Beyond descriptive and inferential statistics, R offers advanced statistical tools such as regression analysis and machine learning, essential for predictive modeling and data mining.

Regression Analysis in R

Regression is a powerful tool for examining relationships between variables. Linear regression is one of the most common forms and is implemented in R using the lm() function.

Example:

# Simple linear regression
data <- data.frame(x = c(1, 2, 3, 4, 5), y = c(3, 5, 7, 9, 11))
model <- lm(y ~ x, data = data)
summary(model)

Logistic Regression

For binary outcomes, logistic regression is useful. In R, logistic regression can be performed with the glm() function using the family argument binomial.

# Logistic regression
data <- data.frame(x = c(0, 1, 2, 3), y = c(0, 1, 1, 1))
model <- glm(y ~ x, data = data, family = binomial)
summary(model)

Visualizing Data with R

Visualization is crucial for interpreting and presenting data. R’s ggplot2 package is widely used for creating beautiful and informative plots.

Example of Histogram and Density Plot

# Histogram and density plot in ggplot2
library(ggplot2)
data <- data.frame(x = rnorm(1000))
ggplot(data, aes(x)) + 
  geom_histogram(aes(y = ..density..), bins = 30, color = "black", fill = "skyblue") +
  geom_density(color = "red")

Boxplots and Scatter Plots

Boxplots and scatter plots are useful for examining data distributions and relationships.

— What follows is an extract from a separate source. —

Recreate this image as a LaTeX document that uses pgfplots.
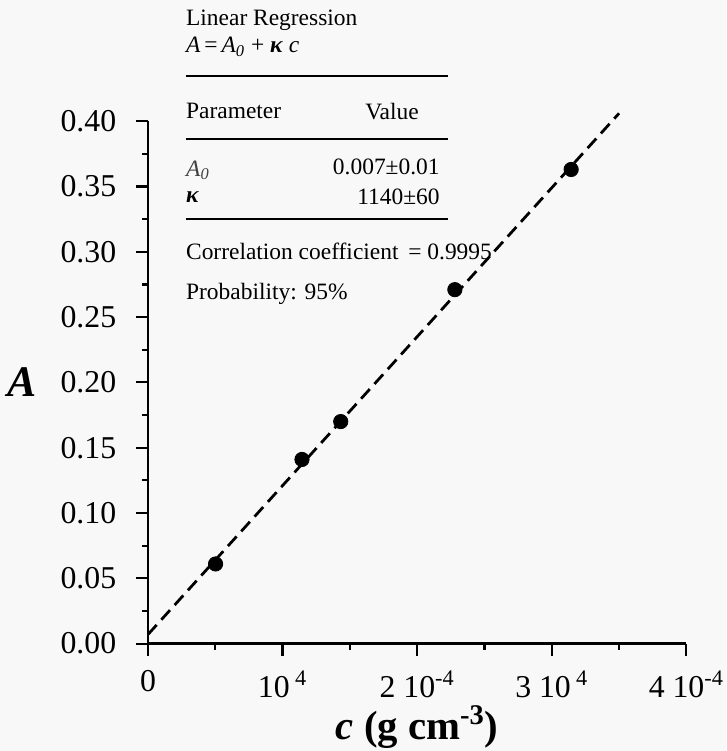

# Boxplot and scatter plot
data <- data.frame(x = rnorm(100), y = rnorm(100))
ggplot(data, aes(x, y)) + 
  geom_point(color = "blue") + 
  geom_smooth(method = "lm", color = "red")

Conclusion

In summary, R is an incredibly versatile tool for statistical analysis, enabling data scientists and analysts to work with probability distributions, densities, and perform in-depth statistical analysis. By leveraging R’s capabilities, users can analyze data, build predictive models, and visualize insights effectively. Statistics and data analysis in R are foundational for anyone aiming to make data-driven decisions.

This guide offers an introduction to probability, distributions, densities, and statistical analysis in R, providing a strong starting point for anyone interested in data science.